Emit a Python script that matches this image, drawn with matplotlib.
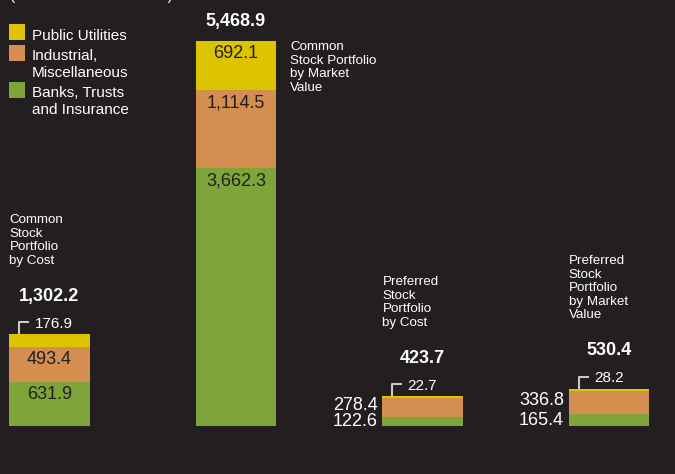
import matplotlib.pyplot as plt
import numpy as np

plt.rcParams['font.family'] = ['Liberation Sans', 'DejaVu Sans']

# portfolio breakdown, stacked bottom to top: banks, industrial, utilities
categories = [
    "Common\nStock\nPortfolio\nby Cost",
    "Common\nStock Portfolio\nby Market\nValue",
    "Preferred\nStock\nPortfolio\nby Cost",
    "Preferred\nStock\nPortfolio\nby Market\nValue",
]
banks = [631.9, 3662.3, 122.6, 165.4]
industrial = [493.4, 1114.5, 278.4, 336.8]
utilities = [176.9, 692.1, 22.7, 28.2]
totals = [1302.2, 5468.9, 423.7, 530.4]

series_names = ["Banks, Trusts\nand Insurance", "Industrial,\nMiscellaneous", "Public Utilities"]
colors = ["#7ea53a", "#d38e50", "#dcc400"]
bg = "#231f20"
dark = "#231f20"
white = "#ffffff"
line_gray = "#c8c8c8"

W, H = 675, 474
fig = plt.figure(figsize=(W / 100, H / 100), dpi=100, facecolor=bg)
ax = fig.add_axes([0, 0, 1, 1])
ax.set_facecolor(bg)

# pixel scale of the value axis
px_per_unit = 385 / 5468.9
ymin = -48 / px_per_unit
ymax = ymin + H / px_per_unit
xmin = -49.5 / 186.5
xmax = xmin + W / 186.5
ax.set_xlim(xmin, xmax)
ax.set_ylim(ymin, ymax)
ax.axis("off")

ux = (xmax - xmin) / W   # data units per pixel
uy = (ymax - ymin) / H
pt = 0.72                 # points per pixel at 100 dpi

x = np.arange(len(categories))
width = 0.43
label_mode = ["inside", "inside", "side", "side"]

bottom = np.zeros(len(x))
stack = [banks, industrial, utilities]
for vals, c in zip(stack, colors):
    ax.bar(x, vals, width, bottom=bottom, color=c, linewidth=0)
    bottom += np.array(vals)

for i in range(len(x)):
    left = x[i] - width / 2
    right = x[i] + width / 2
    base = 0
    callout = False
    for k, vals in enumerate(stack):
        v = vals[i]
        top = base + v
        h_px = v * px_per_unit
        if h_px > 30:
            ax.annotate(f"{v:,.1f}", (x[i], top), xytext=(0, -11 * pt),
                        textcoords="offset points", ha="center",
                        va="center_baseline", fontsize=13, color=dark)
        elif k == 2:
            # small top segment: bracket callout
            callout = True
            lx = left + 10 * ux
            ax.plot([lx, lx, lx + 10 * ux], [top, top + 12 * uy, top + 12 * uy],
                    color=line_gray, lw=1.5, solid_capstyle="butt")
            ax.text(lx + 15 * ux, top + 12 * uy, f"{v:,.1f}", ha="left",
                    va="center_baseline", fontsize=11, color=white)
        else:
            lift = 2 if k == 0 else 4.5
            ax.text(left - 5 * ux, base + v / 2 + lift * uy, f"{v:,.1f}",
                    ha="right", va="center_baseline", fontsize=13, color=white)
        base = top

    gap = 40 if callout else 21
    ty = totals[i] + gap * uy
    ax.text(x[i], ty, f"{totals[i]:,.1f}", ha="center", va="center_baseline",
            fontsize=13, fontweight="bold", color=white)

    if label_mode[i] == "inside" and not callout:
        ax.text(right + 14 * ux, totals[i], categories[i], ha="left", va="top",
                fontsize=9.6, color=white, linespacing=1.17)
    else:
        ax.text(left, ty + 27.5 * uy, categories[i], ha="left", va="bottom",
                fontsize=9.6, color=white, linespacing=1.17)

# legend, top left
legend_rows = [(24, 2), (45, 1), (82, 0)]
for top_px, k in legend_rows:
    fig.patches.append(plt.Rectangle((9 / W, 1 - (top_px + 16) / H), 16 / W, 16 / H,
                                     transform=fig.transFigure, color=colors[k],
                                     linewidth=0))
    fig.text(32 / W, 1 - (top_px + 4.5) / H, series_names[k], ha="left",
             va="top", fontsize=11, color=white, linespacing=1.22)

fig.text(10 / W, 1 + 0.5 / H, "(in thousands of dollars)", ha="left", va="baseline",
         fontsize=11, color=white)

fig.savefig("out.png", dpi=100, facecolor=bg)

= Task details =
Pictures are excluded: retype only the lines from the beginning of the listing above through the line with "ax.set_facecolor(bg)", both included.

= Result =
Emit a Python script that matches this image, drawn with matplotlib.
import matplotlib.pyplot as plt
import numpy as np

plt.rcParams['font.family'] = ['Liberation Sans', 'DejaVu Sans']

# portfolio breakdown, stacked bottom to top: banks, industrial, utilities
categories = [
    "Common\nStock\nPortfolio\nby Cost",
    "Common\nStock Portfolio\nby Market\nValue",
    "Preferred\nStock\nPortfolio\nby Cost",
    "Preferred\nStock\nPortfolio\nby Market\nValue",
]
banks = [631.9, 3662.3, 122.6, 165.4]
industrial = [493.4, 1114.5, 278.4, 336.8]
utilities = [176.9, 692.1, 22.7, 28.2]
totals = [1302.2, 5468.9, 423.7, 530.4]

series_names = ["Banks, Trusts\nand Insurance", "Industrial,\nMiscellaneous", "Public Utilities"]
colors = ["#7ea53a", "#d38e50", "#dcc400"]
bg = "#231f20"
dark = "#231f20"
white = "#ffffff"
line_gray = "#c8c8c8"

W, H = 675, 474
fig = plt.figure(figsize=(W / 100, H / 100), dpi=100, facecolor=bg)
ax = fig.add_axes([0, 0, 1, 1])
ax.set_facecolor(bg)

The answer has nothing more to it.